> **DATASET CONTENT**
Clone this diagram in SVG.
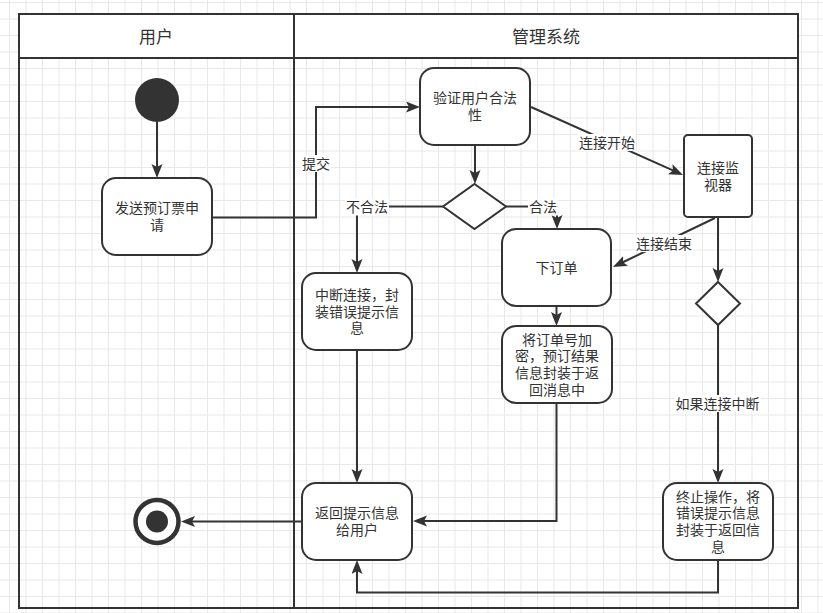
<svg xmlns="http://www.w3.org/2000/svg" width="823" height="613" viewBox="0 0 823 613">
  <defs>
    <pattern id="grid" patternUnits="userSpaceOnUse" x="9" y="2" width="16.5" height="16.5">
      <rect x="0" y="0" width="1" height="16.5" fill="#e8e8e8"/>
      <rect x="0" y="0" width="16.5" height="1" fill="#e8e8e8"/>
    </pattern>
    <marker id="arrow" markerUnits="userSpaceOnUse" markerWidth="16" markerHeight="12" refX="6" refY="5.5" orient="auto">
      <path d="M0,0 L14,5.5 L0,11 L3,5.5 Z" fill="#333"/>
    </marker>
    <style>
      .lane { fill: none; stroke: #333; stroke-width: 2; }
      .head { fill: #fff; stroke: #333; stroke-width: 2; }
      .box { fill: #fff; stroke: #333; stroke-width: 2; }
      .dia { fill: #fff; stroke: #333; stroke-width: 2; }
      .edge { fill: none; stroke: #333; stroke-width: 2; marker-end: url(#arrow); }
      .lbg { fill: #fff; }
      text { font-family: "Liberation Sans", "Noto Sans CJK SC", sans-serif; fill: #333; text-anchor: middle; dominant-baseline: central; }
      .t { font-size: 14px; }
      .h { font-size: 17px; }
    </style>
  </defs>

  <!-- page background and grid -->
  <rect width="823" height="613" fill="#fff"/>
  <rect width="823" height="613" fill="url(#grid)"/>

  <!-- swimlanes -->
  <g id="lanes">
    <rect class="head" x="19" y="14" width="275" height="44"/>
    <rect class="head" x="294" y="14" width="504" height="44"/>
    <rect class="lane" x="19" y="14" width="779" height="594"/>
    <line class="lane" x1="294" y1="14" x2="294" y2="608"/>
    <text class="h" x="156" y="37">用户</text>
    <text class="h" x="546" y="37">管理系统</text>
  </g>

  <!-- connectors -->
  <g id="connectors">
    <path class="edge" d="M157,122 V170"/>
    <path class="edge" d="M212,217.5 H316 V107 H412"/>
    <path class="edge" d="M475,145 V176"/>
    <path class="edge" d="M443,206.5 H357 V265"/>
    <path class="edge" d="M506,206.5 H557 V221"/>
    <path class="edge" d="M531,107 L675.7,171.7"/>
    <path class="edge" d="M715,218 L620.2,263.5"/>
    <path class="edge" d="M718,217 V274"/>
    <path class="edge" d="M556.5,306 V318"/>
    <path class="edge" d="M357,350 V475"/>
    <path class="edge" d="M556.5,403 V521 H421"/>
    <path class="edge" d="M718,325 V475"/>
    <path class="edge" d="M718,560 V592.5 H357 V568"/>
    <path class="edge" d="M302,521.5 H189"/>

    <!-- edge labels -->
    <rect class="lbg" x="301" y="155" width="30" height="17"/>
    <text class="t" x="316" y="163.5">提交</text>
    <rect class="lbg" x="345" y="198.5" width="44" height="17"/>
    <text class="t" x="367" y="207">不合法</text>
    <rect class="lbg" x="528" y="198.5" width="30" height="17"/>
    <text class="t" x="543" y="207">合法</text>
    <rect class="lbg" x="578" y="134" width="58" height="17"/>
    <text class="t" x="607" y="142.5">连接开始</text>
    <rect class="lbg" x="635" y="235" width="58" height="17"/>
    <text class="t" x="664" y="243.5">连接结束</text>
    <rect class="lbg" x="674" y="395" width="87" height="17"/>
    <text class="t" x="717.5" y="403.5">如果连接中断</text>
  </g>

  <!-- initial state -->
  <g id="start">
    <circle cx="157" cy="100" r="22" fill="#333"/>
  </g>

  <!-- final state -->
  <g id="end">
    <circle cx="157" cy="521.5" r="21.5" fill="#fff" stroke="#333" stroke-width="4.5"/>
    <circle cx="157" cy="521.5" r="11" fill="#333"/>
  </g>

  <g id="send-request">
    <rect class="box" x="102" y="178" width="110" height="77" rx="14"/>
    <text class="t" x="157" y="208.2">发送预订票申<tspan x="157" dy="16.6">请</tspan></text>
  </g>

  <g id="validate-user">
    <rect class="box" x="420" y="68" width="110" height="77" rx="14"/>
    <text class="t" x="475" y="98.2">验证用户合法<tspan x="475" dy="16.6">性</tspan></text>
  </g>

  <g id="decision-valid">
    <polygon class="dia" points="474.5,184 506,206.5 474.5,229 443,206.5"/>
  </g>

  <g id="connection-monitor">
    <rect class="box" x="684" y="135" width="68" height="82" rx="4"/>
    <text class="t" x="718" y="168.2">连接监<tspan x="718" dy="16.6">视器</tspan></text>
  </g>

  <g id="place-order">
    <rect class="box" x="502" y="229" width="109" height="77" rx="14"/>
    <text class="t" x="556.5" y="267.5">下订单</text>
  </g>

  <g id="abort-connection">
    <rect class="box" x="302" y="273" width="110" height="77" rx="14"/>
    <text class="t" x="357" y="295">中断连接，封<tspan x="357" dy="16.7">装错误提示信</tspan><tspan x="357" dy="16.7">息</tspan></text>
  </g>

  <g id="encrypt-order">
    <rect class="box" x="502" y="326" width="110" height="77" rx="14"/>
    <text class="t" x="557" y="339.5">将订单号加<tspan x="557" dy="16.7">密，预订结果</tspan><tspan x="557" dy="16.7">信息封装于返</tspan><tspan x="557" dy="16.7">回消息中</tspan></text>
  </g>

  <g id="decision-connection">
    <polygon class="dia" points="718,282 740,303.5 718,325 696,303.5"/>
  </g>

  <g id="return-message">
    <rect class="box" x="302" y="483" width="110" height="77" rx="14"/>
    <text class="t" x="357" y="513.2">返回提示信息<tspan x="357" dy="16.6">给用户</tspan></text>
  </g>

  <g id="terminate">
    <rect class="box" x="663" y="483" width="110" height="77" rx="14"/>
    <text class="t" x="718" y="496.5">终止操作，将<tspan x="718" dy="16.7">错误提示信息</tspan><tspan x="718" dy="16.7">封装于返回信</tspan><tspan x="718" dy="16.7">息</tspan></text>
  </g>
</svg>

> **WRITTEN PROBLEM**
Pictures are excluded; output everything else in the data verbatim.

> **PROBLEM SOLUTION**
Clone this diagram in SVG.
<svg xmlns="http://www.w3.org/2000/svg" width="823" height="613" viewBox="0 0 823 613">
  <defs>
    <pattern id="grid" patternUnits="userSpaceOnUse" x="9" y="2" width="16.5" height="16.5">
      <rect x="0" y="0" width="1" height="16.5" fill="#e8e8e8"/>
      <rect x="0" y="0" width="16.5" height="1" fill="#e8e8e8"/>
    </pattern>
    <marker id="arrow" markerUnits="userSpaceOnUse" markerWidth="16" markerHeight="12" refX="6" refY="5.5" orient="auto">
      <path d="M0,0 L14,5.5 L0,11 L3,5.5 Z" fill="#333"/>
    </marker>
    <style>
      .lane { fill: none; stroke: #333; stroke-width: 2; }
      .head { fill: #fff; stroke: #333; stroke-width: 2; }
      .box { fill: #fff; stroke: #333; stroke-width: 2; }
      .dia { fill: #fff; stroke: #333; stroke-width: 2; }
      .edge { fill: none; stroke: #333; stroke-width: 2; marker-end: url(#arrow); }
      .lbg { fill: #fff; }
      text { font-family: "Liberation Sans", "Noto Sans CJK SC", sans-serif; fill: #333; text-anchor: middle; dominant-baseline: central; }
      .t { font-size: 14px; }
      .h { font-size: 17px; }
    </style>
  </defs>

  <!-- page background and grid -->
  <rect width="823" height="613" fill="#fff"/>
  <rect width="823" height="613" fill="url(#grid)"/>

  <!-- swimlanes -->
  <g id="lanes">
    <rect class="head" x="19" y="14" width="275" height="44"/>
    <rect class="head" x="294" y="14" width="504" height="44"/>
    <rect class="lane" x="19" y="14" width="779" height="594"/>
    <line class="lane" x1="294" y1="14" x2="294" y2="608"/>
    <text class="h" x="156" y="37">用户</text>
    <text class="h" x="546" y="37">管理系统</text>
  </g>

  <!-- connectors -->
  <g id="connectors">
    <path class="edge" d="M157,122 V170"/>
    <path class="edge" d="M212,217.5 H316 V107 H412"/>
    <path class="edge" d="M475,145 V176"/>
    <path class="edge" d="M443,206.5 H357 V265"/>
    <path class="edge" d="M506,206.5 H557 V221"/>
    <path class="edge" d="M531,107 L675.7,171.7"/>
    <path class="edge" d="M715,218 L620.2,263.5"/>
    <path class="edge" d="M718,217 V274"/>
    <path class="edge" d="M556.5,306 V318"/>
    <path class="edge" d="M357,350 V475"/>
    <path class="edge" d="M556.5,403 V521 H421"/>
    <path class="edge" d="M718,325 V475"/>
    <path class="edge" d="M718,560 V592.5 H357 V568"/>
    <path class="edge" d="M302,521.5 H189"/>

    <!-- edge labels -->
    <rect class="lbg" x="301" y="155" width="30" height="17"/>
    <text class="t" x="316" y="163.5">提交</text>
    <rect class="lbg" x="345" y="198.5" width="44" height="17"/>
    <text class="t" x="367" y="207">不合法</text>
    <rect class="lbg" x="528" y="198.5" width="30" height="17"/>
    <text class="t" x="543" y="207">合法</text>
    <rect class="lbg" x="578" y="134" width="58" height="17"/>
    <text class="t" x="607" y="142.5">连接开始</text>
    <rect class="lbg" x="635" y="235" width="58" height="17"/>
    <text class="t" x="664" y="243.5">连接结束</text>
    <rect class="lbg" x="674" y="395" width="87" height="17"/>
    <text class="t" x="717.5" y="403.5">如果连接中断</text>
  </g>

  <!-- initial state -->
  <g id="start">
    <circle cx="157" cy="100" r="22" fill="#333"/>
  </g>

  <!-- final state -->
  <g id="end">
    <circle cx="157" cy="521.5" r="21.5" fill="#fff" stroke="#333" stroke-width="4.5"/>
    <circle cx="157" cy="521.5" r="11" fill="#333"/>
  </g>

  <g id="send-request">
    <rect class="box" x="102" y="178" width="110" height="77" rx="14"/>
    <text class="t" x="157" y="208.2">发送预订票申<tspan x="157" dy="16.6">请</tspan></text>
  </g>

  <g id="validate-user">
    <rect class="box" x="420" y="68" width="110" height="77" rx="14"/>
    <text class="t" x="475" y="98.2">验证用户合法<tspan x="475" dy="16.6">性</tspan></text>
  </g>

  <g id="decision-valid">
    <polygon class="dia" points="474.5,184 506,206.5 474.5,229 443,206.5"/>
  </g>

  <g id="connection-monitor">
    <rect class="box" x="684" y="135" width="68" height="82" rx="4"/>
    <text class="t" x="718" y="168.2">连接监<tspan x="718" dy="16.6">视器</tspan></text>
  </g>

  <g id="place-order">
    <rect class="box" x="502" y="229" width="109" height="77" rx="14"/>
    <text class="t" x="556.5" y="267.5">下订单</text>
  </g>

  <g id="abort-connection">
    <rect class="box" x="302" y="273" width="110" height="77" rx="14"/>
    <text class="t" x="357" y="295">中断连接，封<tspan x="357" dy="16.7">装错误提示信</tspan><tspan x="357" dy="16.7">息</tspan></text>
  </g>

  <g id="encrypt-order">
    <rect class="box" x="502" y="326" width="110" height="77" rx="14"/>
    <text class="t" x="557" y="339.5">将订单号加<tspan x="557" dy="16.7">密，预订结果</tspan><tspan x="557" dy="16.7">信息封装于返</tspan><tspan x="557" dy="16.7">回消息中</tspan></text>
  </g>

  <g id="decision-connection">
    <polygon class="dia" points="718,282 740,303.5 718,325 696,303.5"/>
  </g>

  <g id="return-message">
    <rect class="box" x="302" y="483" width="110" height="77" rx="14"/>
    <text class="t" x="357" y="513.2">返回提示信息<tspan x="357" dy="16.6">给用户</tspan></text>
  </g>

  <g id="terminate">
    <rect class="box" x="663" y="483" width="110" height="77" rx="14"/>
    <text class="t" x="718" y="496.5">终止操作，将<tspan x="718" dy="16.7">错误提示信息</tspan><tspan x="718" dy="16.7">封装于返回信</tspan><tspan x="718" dy="16.7">息</tspan></text>
  </g>
</svg>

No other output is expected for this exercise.